Hey guys, what are the best ORMs to use with types...
# general
l
Hey guys, what are the best ORMs to use with typescript? Specifically because of the startup time, latency etc. There are number of reports that prisma is significantly slower on lambda, sequelize doesn't work well as per their docs... Not sure what is the best option here
t
what database are you using?
we strongly recommend kysely - it's not an ORM it's a query builder which imo is the right choice we added support for RDS data api so it doesn't need long lived connections
l
I'm experimenting with cockroach serverless atm
t
it works well with things like planetscale as well which can support a high number of connections
do you really need cockroach's global consistency? if not I'd strongly suggest planetscale if you're not doing RDS
l
Honestly, I prefer the pricing model of cockroach
thats the only reason
t
RDS serverless and planetscale both have serverless pricing
cockroachdb is really slow relatively and only worth it if you need the master-master replication across multiple regions
l
I didn't know about the performance impact tbh
I experimented with planetscale, but their "rows read" could quickly get away from you if not careful
r
I use
knex
+
Objection.js
. Knex is battle tested and Objection.js's Typescript support is a little confusing to me, but once it is set it up it works great for relational queries. Both have great docs as well.
are you the authors of
kysely
?
t
no we're not but we work closely with the author: https://github.com/koskimas/kysely
he wrote objection.js
we wrote the data-api integration
l
@Roberto Novelo What db are you using?
r
I’ll give it a run and see how it goes, I like that
kysely
integrates to the RDS construct. You guys are everywhere, kudos!!
@Luka Isailovic I use rds aurora + postgres, with the data-api as well~
s
Are you using aurora serverless @Roberto Novelo?

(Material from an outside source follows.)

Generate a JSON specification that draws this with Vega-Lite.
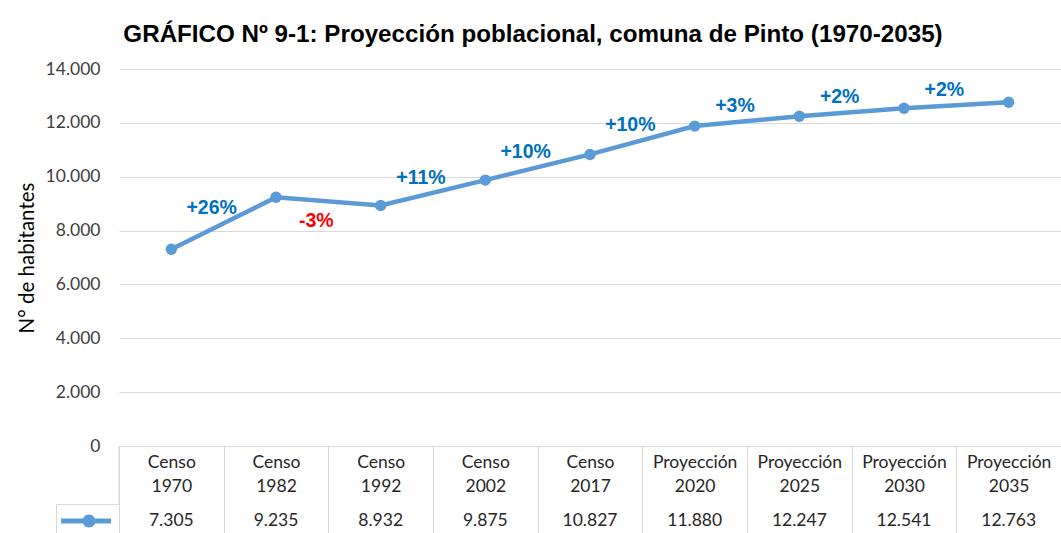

I got really excited by aurora serverless, but then I kept reading that it wasn't recommended for applications with frequent reads
interested to hear real world experiences though
r
I have run it with some crazy a$$ workloads and it has worked just fine. Of course it will always depend on your queries performance IMHO!
s
So hard to analyse the scale at which Amazon docs mean
Ta for the info.
Might honestly need to try and take it for a spin.
r
yeah, fwiw that only speaks about reducing capacity down to zero, maybe they could do some rephrasing there.